GIVEN INFORMATION >>
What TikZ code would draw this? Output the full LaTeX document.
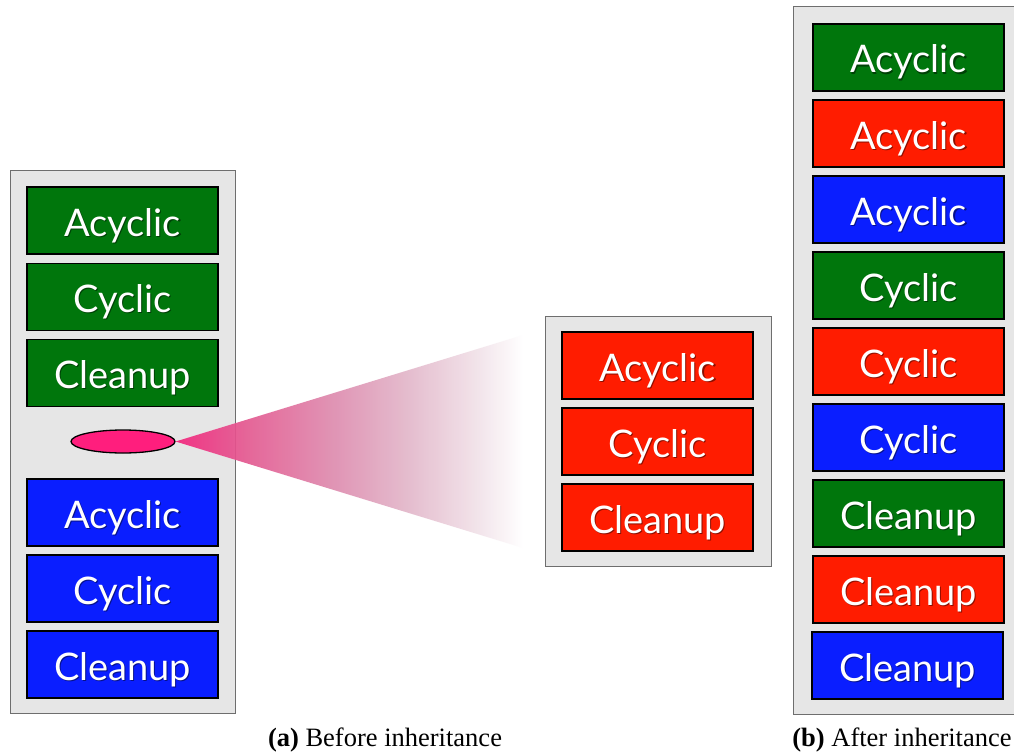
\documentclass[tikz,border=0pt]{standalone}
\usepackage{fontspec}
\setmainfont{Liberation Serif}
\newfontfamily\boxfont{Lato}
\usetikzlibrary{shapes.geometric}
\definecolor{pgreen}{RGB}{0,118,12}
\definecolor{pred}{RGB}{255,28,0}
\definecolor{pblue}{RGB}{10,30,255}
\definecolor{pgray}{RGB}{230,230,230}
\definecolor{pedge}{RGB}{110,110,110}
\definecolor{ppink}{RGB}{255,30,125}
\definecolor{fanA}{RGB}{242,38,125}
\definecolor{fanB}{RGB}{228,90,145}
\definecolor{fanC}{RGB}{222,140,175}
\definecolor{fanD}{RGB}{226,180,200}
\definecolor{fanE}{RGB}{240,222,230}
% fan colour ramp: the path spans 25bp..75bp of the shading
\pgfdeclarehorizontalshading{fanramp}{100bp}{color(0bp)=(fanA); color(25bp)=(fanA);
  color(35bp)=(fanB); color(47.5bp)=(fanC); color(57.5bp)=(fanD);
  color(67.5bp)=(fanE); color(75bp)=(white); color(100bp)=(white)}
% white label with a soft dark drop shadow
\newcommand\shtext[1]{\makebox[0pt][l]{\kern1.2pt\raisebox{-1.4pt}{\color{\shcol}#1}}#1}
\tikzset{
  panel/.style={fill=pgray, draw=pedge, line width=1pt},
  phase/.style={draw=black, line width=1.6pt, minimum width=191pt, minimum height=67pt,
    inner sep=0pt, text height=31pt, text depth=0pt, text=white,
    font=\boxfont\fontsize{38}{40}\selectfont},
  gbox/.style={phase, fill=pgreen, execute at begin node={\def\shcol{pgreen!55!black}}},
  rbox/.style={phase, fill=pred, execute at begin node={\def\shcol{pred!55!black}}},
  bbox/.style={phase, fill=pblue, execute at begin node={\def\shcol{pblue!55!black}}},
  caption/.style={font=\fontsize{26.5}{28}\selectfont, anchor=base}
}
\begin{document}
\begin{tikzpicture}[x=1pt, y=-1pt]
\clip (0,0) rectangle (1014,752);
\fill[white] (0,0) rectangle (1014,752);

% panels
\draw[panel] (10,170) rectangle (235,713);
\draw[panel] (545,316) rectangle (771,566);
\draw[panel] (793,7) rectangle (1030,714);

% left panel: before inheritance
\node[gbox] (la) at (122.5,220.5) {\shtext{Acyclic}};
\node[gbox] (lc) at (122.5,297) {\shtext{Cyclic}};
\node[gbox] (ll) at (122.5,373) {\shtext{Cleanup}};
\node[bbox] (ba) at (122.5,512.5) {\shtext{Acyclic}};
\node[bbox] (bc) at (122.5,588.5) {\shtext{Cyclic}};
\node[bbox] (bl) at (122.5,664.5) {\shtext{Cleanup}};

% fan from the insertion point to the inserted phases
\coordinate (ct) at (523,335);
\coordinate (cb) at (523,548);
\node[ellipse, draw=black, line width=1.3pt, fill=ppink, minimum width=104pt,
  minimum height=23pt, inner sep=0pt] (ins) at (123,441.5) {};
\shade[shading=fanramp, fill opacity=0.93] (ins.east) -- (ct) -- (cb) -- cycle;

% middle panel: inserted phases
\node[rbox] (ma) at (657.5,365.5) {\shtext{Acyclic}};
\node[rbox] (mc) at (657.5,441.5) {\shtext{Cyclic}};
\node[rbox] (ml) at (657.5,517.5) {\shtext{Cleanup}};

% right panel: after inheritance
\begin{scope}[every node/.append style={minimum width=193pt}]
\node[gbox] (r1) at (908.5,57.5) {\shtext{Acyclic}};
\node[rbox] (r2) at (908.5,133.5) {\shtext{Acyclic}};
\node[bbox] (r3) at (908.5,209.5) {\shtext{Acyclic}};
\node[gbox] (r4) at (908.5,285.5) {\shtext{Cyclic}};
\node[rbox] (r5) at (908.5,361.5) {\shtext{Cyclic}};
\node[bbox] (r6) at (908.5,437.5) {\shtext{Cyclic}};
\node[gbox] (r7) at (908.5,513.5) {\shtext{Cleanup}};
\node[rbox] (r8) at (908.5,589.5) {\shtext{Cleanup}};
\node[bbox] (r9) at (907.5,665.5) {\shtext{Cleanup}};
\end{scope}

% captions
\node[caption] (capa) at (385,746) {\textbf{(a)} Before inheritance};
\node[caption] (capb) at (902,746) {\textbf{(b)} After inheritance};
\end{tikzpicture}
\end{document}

WRITTEN INSTRUCTION >>
Of the lines in this data, how many contain "draw"? Reply with only the number.

CORRECT OUTPUT >>
7